* [Dataset excerpt]
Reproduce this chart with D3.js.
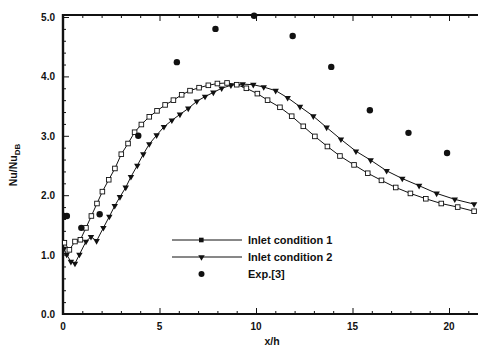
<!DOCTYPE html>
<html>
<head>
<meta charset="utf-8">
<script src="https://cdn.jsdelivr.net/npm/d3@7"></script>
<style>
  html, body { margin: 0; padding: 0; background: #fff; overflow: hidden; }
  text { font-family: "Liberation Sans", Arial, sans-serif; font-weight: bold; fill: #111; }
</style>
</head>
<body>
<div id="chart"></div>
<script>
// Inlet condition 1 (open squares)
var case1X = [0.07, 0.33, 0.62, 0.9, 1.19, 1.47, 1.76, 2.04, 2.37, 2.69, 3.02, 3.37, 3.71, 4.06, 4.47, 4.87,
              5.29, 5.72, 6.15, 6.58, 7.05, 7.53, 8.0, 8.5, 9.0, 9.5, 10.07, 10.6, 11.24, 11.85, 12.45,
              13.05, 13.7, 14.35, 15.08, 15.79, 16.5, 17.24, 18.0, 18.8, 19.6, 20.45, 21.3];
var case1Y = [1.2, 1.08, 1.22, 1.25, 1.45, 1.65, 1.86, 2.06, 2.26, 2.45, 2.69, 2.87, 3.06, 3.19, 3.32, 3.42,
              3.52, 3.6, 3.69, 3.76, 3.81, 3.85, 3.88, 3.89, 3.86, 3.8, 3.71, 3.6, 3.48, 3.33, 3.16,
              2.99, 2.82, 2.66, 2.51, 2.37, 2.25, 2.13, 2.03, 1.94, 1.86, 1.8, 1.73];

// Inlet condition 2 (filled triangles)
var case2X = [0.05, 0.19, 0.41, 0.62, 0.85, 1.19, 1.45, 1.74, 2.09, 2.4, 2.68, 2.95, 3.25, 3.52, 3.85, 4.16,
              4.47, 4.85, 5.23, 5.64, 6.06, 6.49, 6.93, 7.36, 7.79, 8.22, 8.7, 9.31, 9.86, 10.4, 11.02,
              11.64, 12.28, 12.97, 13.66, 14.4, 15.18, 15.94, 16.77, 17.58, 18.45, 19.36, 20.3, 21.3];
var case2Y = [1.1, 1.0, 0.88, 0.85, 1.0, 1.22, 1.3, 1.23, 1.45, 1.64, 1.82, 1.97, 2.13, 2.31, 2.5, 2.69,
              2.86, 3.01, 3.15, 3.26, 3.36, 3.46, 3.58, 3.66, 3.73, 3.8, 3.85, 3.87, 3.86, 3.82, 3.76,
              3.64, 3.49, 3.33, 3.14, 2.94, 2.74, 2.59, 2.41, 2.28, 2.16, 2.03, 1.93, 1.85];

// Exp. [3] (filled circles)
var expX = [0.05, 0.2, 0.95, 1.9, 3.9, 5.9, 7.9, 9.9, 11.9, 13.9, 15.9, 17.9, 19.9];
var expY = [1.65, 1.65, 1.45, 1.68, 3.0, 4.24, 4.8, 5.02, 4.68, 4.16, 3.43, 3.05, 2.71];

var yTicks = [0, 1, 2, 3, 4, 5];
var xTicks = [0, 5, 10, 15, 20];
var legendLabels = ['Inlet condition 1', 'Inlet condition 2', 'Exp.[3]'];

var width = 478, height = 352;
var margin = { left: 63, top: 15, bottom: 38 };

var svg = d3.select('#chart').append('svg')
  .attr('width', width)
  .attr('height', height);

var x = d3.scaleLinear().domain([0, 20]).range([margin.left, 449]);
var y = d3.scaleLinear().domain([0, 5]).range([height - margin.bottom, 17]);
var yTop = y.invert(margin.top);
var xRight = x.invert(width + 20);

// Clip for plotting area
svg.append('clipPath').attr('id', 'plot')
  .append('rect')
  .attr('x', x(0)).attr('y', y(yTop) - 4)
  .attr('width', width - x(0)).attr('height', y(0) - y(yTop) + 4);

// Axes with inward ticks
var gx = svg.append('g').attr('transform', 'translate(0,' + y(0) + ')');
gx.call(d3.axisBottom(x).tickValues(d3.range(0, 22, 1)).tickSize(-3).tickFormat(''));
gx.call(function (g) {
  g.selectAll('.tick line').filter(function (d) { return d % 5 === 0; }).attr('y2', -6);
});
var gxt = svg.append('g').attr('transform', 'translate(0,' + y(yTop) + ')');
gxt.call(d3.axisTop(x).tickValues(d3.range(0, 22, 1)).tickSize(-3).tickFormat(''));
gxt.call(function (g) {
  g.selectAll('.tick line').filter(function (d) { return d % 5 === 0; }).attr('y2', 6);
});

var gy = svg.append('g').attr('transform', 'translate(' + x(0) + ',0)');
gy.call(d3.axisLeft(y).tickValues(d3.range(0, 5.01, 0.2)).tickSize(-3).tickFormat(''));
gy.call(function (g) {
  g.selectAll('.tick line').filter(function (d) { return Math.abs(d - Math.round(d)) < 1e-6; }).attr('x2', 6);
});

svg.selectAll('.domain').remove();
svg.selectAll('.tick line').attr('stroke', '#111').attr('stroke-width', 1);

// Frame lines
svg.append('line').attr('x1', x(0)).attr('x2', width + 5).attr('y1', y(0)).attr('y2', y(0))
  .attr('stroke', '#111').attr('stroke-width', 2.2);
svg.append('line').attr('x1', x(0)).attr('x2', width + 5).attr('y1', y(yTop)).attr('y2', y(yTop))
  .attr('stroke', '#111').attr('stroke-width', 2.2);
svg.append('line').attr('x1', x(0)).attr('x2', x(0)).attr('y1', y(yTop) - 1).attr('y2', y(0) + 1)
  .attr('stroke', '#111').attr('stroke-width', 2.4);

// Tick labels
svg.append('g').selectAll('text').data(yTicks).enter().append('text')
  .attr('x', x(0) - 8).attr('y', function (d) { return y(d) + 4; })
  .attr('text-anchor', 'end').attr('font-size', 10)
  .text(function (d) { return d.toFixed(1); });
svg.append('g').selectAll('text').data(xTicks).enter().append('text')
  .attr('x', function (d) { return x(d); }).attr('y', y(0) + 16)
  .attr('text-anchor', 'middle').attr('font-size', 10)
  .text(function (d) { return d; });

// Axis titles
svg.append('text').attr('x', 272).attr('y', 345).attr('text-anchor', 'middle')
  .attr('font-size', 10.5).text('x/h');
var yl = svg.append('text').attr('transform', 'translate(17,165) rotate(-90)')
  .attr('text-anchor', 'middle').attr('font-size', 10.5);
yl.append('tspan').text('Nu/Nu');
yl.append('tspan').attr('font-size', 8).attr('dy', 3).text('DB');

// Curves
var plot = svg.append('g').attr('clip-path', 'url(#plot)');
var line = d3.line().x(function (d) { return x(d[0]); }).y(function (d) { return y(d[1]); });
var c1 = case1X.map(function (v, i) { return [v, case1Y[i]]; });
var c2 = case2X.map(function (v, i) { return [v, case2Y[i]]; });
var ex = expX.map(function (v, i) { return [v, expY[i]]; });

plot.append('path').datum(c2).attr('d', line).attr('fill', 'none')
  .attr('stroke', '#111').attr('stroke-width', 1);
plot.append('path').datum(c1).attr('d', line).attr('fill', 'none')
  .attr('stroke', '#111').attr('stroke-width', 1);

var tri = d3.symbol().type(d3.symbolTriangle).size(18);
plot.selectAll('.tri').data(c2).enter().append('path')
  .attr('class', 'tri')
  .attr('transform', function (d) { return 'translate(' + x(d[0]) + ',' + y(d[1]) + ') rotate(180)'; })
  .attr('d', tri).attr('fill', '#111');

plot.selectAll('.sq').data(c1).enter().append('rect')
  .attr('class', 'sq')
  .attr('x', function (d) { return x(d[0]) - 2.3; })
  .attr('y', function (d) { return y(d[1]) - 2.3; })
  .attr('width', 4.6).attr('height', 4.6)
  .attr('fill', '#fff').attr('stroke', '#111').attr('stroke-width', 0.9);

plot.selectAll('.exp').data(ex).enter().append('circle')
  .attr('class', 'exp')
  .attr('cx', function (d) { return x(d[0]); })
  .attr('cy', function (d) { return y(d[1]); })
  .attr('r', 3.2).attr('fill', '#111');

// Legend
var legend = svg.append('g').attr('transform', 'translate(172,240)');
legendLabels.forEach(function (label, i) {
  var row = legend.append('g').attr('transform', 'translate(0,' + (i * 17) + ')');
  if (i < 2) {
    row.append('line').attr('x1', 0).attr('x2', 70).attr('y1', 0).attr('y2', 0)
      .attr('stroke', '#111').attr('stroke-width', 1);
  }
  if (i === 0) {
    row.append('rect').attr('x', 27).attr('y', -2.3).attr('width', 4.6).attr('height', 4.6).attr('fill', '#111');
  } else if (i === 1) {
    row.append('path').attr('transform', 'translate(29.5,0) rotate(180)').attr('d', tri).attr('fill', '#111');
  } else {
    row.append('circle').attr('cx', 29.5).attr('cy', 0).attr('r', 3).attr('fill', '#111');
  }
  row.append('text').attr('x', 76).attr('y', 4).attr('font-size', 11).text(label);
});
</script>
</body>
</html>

* [Stated task] Extract, word for word, each line from the top of the data down to and including the line with "2.03, 1.93, 1.85];"; skip the pictures.

* [Result for this task]
Reproduce this chart with D3.js.
<!DOCTYPE html>
<html>
<head>
<meta charset="utf-8">
<script src="https://cdn.jsdelivr.net/npm/d3@7"></script>
<style>
  html, body { margin: 0; padding: 0; background: #fff; overflow: hidden; }
  text { font-family: "Liberation Sans", Arial, sans-serif; font-weight: bold; fill: #111; }
</style>
</head>
<body>
<div id="chart"></div>
<script>
// Inlet condition 1 (open squares)
var case1X = [0.07, 0.33, 0.62, 0.9, 1.19, 1.47, 1.76, 2.04, 2.37, 2.69, 3.02, 3.37, 3.71, 4.06, 4.47, 4.87,
              5.29, 5.72, 6.15, 6.58, 7.05, 7.53, 8.0, 8.5, 9.0, 9.5, 10.07, 10.6, 11.24, 11.85, 12.45,
              13.05, 13.7, 14.35, 15.08, 15.79, 16.5, 17.24, 18.0, 18.8, 19.6, 20.45, 21.3];
var case1Y = [1.2, 1.08, 1.22, 1.25, 1.45, 1.65, 1.86, 2.06, 2.26, 2.45, 2.69, 2.87, 3.06, 3.19, 3.32, 3.42,
              3.52, 3.6, 3.69, 3.76, 3.81, 3.85, 3.88, 3.89, 3.86, 3.8, 3.71, 3.6, 3.48, 3.33, 3.16,
              2.99, 2.82, 2.66, 2.51, 2.37, 2.25, 2.13, 2.03, 1.94, 1.86, 1.8, 1.73];

// Inlet condition 2 (filled triangles)
var case2X = [0.05, 0.19, 0.41, 0.62, 0.85, 1.19, 1.45, 1.74, 2.09, 2.4, 2.68, 2.95, 3.25, 3.52, 3.85, 4.16,
              4.47, 4.85, 5.23, 5.64, 6.06, 6.49, 6.93, 7.36, 7.79, 8.22, 8.7, 9.31, 9.86, 10.4, 11.02,
              11.64, 12.28, 12.97, 13.66, 14.4, 15.18, 15.94, 16.77, 17.58, 18.45, 19.36, 20.3, 21.3];
var case2Y = [1.1, 1.0, 0.88, 0.85, 1.0, 1.22, 1.3, 1.23, 1.45, 1.64, 1.82, 1.97, 2.13, 2.31, 2.5, 2.69,
              2.86, 3.01, 3.15, 3.26, 3.36, 3.46, 3.58, 3.66, 3.73, 3.8, 3.85, 3.87, 3.86, 3.82, 3.76,
              3.64, 3.49, 3.33, 3.14, 2.94, 2.74, 2.59, 2.41, 2.28, 2.16, 2.03, 1.93, 1.85];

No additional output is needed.